On Saturday, the fashion label, which was founded here in 2004, is slated to open its New York flagship at 3 Ninth Avenue, in the Meatpacking District.
This is Ports 1961’s second store after the first opened on Melrose Place in West Hollywood last year. Creative director Tia Cibani said New York was supposed to open before Los Angeles, but the project took longer to complete due to structural challenges and additional construction.
Over the past few months, the company has been restoring the 150-year-old building with architect Michael Gabellini, who is perhaps best known for creating the retail look for Jil Sander when the namesake designer was still there. The Ports 1961 store has a 31-foot display window along Gansevoort Street, offering a view into the interior features such as twisted nickel bars, floating Lucite shelves and American walnut floors.

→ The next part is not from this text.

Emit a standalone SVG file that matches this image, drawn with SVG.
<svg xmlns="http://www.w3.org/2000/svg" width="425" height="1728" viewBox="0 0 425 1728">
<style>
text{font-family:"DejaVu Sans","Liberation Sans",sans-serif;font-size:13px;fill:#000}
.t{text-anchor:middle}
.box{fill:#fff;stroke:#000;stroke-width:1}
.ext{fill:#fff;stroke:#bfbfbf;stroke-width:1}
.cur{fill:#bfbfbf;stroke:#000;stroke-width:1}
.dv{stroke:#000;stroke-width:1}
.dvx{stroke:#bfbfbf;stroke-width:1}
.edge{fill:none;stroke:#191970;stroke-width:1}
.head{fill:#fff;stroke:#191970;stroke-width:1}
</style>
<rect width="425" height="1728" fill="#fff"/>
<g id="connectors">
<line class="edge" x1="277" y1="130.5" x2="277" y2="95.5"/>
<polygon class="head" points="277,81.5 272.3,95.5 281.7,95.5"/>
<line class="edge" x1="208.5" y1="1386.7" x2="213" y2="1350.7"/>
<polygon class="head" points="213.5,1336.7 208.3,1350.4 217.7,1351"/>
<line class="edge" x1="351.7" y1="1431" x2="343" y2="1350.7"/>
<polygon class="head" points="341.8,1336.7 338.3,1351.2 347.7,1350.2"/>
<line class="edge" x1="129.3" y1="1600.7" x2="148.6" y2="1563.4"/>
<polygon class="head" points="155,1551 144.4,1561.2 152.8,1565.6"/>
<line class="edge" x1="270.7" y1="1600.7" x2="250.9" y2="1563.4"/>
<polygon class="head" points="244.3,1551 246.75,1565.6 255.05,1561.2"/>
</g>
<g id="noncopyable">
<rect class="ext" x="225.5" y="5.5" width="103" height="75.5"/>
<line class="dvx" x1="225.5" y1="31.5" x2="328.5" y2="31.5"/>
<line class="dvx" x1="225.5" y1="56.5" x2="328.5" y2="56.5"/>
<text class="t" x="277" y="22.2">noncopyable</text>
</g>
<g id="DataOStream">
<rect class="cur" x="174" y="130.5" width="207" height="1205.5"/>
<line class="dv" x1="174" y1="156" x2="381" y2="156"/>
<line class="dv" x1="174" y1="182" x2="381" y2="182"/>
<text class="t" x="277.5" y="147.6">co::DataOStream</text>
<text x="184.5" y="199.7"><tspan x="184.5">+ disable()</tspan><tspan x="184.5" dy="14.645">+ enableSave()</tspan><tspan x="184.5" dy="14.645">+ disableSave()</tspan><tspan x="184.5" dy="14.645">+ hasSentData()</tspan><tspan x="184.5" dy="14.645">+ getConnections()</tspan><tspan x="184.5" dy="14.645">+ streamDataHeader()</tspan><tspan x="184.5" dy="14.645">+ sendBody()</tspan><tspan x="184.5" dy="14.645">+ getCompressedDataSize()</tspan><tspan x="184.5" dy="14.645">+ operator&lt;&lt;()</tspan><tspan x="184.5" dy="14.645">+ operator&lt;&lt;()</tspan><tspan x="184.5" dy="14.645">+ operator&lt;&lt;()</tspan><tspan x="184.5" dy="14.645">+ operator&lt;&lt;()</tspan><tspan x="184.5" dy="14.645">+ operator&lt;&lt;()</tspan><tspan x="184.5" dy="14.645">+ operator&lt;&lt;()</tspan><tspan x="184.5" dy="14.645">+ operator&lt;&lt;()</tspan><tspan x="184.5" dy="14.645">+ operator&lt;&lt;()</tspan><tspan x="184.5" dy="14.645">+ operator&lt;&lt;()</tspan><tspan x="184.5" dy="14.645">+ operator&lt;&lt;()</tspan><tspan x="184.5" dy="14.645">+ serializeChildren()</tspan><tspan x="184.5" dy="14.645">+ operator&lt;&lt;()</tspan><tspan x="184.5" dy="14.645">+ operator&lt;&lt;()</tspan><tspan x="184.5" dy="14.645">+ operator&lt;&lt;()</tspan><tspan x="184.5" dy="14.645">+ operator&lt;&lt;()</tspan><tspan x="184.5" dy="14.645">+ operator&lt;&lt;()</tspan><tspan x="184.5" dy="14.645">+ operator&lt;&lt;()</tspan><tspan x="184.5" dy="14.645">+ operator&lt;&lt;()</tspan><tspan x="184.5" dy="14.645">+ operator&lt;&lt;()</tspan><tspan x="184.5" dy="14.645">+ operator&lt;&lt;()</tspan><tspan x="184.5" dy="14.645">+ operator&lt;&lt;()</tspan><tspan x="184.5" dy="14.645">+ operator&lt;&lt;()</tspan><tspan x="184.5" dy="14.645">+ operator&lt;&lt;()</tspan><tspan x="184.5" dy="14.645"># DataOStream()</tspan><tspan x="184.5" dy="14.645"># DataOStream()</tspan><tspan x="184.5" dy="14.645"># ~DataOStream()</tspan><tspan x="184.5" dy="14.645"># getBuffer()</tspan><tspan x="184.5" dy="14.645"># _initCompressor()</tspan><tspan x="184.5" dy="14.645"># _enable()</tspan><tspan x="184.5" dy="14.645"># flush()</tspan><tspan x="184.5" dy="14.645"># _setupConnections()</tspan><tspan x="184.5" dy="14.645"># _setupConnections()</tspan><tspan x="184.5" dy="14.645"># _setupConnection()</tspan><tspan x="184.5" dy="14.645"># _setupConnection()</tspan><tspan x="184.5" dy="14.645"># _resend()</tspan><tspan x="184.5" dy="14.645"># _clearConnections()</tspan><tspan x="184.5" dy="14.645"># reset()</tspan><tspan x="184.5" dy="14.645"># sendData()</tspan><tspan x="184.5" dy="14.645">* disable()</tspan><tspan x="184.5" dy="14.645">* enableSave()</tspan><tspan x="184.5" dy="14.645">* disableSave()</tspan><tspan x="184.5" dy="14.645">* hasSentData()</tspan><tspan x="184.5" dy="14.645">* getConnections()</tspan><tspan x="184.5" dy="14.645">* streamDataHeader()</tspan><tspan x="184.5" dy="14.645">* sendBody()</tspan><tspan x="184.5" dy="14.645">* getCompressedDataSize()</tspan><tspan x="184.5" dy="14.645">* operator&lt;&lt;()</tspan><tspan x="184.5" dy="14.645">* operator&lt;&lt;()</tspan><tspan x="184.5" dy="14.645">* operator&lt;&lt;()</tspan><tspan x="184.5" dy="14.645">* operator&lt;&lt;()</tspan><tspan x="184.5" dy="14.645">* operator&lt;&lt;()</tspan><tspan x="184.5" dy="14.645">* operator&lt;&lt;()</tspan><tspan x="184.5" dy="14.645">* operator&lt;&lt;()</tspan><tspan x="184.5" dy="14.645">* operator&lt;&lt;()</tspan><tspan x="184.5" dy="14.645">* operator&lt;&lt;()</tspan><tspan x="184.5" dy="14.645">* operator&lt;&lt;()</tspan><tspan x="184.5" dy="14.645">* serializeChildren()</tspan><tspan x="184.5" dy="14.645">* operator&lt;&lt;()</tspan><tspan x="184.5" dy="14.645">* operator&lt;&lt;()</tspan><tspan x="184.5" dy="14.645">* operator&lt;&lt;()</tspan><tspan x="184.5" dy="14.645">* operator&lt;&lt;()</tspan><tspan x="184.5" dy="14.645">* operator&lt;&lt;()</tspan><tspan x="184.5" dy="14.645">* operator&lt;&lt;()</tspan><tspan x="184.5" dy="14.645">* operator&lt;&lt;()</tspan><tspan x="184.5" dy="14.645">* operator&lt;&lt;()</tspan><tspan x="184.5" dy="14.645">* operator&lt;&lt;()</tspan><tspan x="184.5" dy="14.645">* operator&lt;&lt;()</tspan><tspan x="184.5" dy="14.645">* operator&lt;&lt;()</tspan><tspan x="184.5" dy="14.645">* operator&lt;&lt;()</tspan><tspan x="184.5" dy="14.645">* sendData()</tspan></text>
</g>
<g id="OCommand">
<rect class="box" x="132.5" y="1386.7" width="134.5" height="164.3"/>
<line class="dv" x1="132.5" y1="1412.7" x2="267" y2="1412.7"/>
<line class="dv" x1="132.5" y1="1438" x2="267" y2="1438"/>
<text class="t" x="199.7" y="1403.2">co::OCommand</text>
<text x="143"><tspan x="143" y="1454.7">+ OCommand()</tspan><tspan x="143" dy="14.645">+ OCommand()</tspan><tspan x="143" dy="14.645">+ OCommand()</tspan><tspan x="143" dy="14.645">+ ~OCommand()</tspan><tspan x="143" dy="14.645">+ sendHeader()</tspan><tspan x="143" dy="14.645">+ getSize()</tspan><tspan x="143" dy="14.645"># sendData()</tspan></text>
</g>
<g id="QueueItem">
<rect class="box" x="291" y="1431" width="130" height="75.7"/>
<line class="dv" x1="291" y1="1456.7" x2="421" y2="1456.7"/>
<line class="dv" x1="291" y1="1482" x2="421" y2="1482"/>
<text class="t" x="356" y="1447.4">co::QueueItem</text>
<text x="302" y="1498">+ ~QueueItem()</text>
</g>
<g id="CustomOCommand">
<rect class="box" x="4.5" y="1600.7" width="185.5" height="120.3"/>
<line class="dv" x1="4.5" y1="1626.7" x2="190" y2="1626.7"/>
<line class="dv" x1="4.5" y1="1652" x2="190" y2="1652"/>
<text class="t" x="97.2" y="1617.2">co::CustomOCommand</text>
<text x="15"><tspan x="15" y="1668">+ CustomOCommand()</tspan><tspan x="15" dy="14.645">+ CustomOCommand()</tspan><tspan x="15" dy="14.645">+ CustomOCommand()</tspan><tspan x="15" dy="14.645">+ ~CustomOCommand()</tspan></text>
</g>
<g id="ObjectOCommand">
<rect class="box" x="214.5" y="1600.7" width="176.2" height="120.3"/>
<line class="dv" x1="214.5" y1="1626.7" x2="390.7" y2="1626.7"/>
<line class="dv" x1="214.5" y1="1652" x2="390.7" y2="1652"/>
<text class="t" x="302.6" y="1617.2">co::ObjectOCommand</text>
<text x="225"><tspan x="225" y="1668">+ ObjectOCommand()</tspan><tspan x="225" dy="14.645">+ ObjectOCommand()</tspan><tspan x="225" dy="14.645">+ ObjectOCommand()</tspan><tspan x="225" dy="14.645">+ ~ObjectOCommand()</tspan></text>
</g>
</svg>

Cibani said her favorite feature is a floor-to-ceiling skylight — a carved-out, outdoor space created through giant glass panels. It will have a polished stainless steel ground that reflects all colors of the sky. “There was originally a garden in the back, so we wanted more interior space but didn’t want to lose the element of having some type of outdoor space,” she said.
The building is next to favorite Meatpacking District haunt 5 Ninth. The former house’s second floor will be used as a gallery and event space, starting on April 22, when the brand marks the launch of a new book by artist Kenny Scharf.

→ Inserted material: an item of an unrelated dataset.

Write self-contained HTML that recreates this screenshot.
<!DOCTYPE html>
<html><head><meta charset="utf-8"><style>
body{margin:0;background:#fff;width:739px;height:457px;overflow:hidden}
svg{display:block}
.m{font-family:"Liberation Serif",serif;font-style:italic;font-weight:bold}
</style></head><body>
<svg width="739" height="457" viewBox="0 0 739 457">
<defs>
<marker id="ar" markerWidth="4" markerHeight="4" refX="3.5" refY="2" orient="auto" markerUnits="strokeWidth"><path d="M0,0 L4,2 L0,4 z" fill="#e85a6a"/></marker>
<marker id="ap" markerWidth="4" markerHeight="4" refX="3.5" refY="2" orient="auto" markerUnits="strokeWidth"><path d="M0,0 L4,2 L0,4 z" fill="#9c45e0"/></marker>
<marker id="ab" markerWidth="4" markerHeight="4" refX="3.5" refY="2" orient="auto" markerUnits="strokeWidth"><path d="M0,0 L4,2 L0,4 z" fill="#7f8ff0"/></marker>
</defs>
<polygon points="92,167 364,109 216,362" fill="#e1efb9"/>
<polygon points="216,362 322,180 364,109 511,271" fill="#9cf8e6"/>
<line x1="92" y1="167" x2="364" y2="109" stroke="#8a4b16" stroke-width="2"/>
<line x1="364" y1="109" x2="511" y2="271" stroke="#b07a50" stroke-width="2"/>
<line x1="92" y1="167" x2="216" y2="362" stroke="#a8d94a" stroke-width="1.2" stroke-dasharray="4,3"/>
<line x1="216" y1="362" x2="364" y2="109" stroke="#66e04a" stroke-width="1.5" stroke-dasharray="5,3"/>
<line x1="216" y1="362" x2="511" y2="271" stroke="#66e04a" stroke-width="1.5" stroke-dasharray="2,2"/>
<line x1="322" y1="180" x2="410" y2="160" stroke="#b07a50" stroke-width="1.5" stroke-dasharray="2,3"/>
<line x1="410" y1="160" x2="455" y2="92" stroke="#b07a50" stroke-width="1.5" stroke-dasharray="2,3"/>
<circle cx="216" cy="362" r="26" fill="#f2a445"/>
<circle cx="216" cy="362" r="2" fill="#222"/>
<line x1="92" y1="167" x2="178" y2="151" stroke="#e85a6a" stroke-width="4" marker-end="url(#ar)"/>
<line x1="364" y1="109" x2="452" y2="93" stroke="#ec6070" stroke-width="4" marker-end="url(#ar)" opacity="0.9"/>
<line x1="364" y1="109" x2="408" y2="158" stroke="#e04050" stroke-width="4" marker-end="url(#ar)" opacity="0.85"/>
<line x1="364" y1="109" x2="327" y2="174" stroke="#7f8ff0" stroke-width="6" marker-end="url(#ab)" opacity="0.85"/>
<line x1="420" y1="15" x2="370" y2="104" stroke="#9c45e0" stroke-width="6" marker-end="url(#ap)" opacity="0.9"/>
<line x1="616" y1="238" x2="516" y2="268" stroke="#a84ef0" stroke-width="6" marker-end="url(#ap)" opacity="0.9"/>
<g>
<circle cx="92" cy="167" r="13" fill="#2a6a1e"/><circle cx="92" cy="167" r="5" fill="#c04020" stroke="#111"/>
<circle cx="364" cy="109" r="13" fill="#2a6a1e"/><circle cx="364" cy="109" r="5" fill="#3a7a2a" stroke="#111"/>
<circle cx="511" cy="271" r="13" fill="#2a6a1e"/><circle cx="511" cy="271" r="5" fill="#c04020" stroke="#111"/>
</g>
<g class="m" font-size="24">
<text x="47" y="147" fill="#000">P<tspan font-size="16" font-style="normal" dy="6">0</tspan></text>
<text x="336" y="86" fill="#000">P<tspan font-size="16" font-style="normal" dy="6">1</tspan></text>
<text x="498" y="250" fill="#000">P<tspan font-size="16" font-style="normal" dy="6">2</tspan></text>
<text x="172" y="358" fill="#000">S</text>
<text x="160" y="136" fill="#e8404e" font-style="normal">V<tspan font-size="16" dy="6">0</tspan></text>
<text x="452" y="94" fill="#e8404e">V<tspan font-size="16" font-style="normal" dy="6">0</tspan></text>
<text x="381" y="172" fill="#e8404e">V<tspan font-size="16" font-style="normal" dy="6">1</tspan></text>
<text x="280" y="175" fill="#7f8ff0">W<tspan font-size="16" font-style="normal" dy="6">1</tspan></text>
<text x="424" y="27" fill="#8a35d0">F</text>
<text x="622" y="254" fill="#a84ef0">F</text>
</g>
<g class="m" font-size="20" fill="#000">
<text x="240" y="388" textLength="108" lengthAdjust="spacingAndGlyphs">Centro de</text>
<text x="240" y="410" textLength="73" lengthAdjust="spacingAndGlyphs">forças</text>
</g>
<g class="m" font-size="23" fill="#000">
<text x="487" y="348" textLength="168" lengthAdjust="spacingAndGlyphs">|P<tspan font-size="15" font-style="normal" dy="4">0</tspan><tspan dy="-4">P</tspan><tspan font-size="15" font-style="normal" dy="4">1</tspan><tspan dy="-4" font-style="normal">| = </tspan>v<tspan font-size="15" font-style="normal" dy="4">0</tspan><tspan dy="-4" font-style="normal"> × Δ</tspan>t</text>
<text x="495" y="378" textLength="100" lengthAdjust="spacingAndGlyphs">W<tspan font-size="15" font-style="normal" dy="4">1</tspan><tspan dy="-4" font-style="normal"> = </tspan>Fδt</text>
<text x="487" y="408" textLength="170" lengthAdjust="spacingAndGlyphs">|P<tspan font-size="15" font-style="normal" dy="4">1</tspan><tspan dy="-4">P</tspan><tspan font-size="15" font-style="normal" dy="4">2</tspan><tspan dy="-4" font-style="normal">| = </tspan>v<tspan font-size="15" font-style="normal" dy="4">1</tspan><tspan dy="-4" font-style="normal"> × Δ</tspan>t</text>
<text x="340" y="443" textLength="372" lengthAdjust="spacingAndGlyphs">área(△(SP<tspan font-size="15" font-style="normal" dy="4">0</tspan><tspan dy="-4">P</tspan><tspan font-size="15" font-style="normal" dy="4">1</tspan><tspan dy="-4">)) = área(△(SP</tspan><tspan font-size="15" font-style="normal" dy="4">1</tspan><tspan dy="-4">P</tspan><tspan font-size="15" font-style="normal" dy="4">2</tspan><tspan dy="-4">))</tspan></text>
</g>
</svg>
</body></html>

The store opening marks a new chapter in the history of the company, which has its origins in Canadian brand Ports International. “After this store, the plan is to really build the shop-in-shops in specialty stores,” Jacqui Wenzel, Ports 1961’s president and head of U.S. operations, said. “We have the stage to merchandise the collection with all its layering.
“I think it will help further our better department store business, because they can see Tia’s entire vision,” Wenzel added. In the U.S. the line is sold to almost 200 stores including Neiman Marcus, Nordstrom and Stanley Korshak in Dallas. Wenzel said first-year sales projections for the New York boutique are “at least $1 million.”
The store will also offer a mix of books, music and art objects that inspire Cibani. “It’s important you sell more than just clothes,” Wenzel said. “That joy of shopping is still there and, in this climate, you have to make sure you have items under $100.”
One of the interior features is a large patina brass table with a glass top by the late Jay Smith that at one time stood inside Linda Dresner’s recently shuttered boutique on Park Avenue. Wenzel once worked as the buyer for Dresner. “Its kind of like getting married…something old, something new and something borrowed,” Wenzel said.
The third floor of the building will serve as Cibani’s design studio. “I think I will be in the store a lot,” Cibani said. “I like the idea to come down and mess with the window and redress the mannequins, and be part of the culture of the store, come down and say ‘hi’ to the customer. I think it’s nice to have that chance, because it’s not often you get to be so close to the customer.”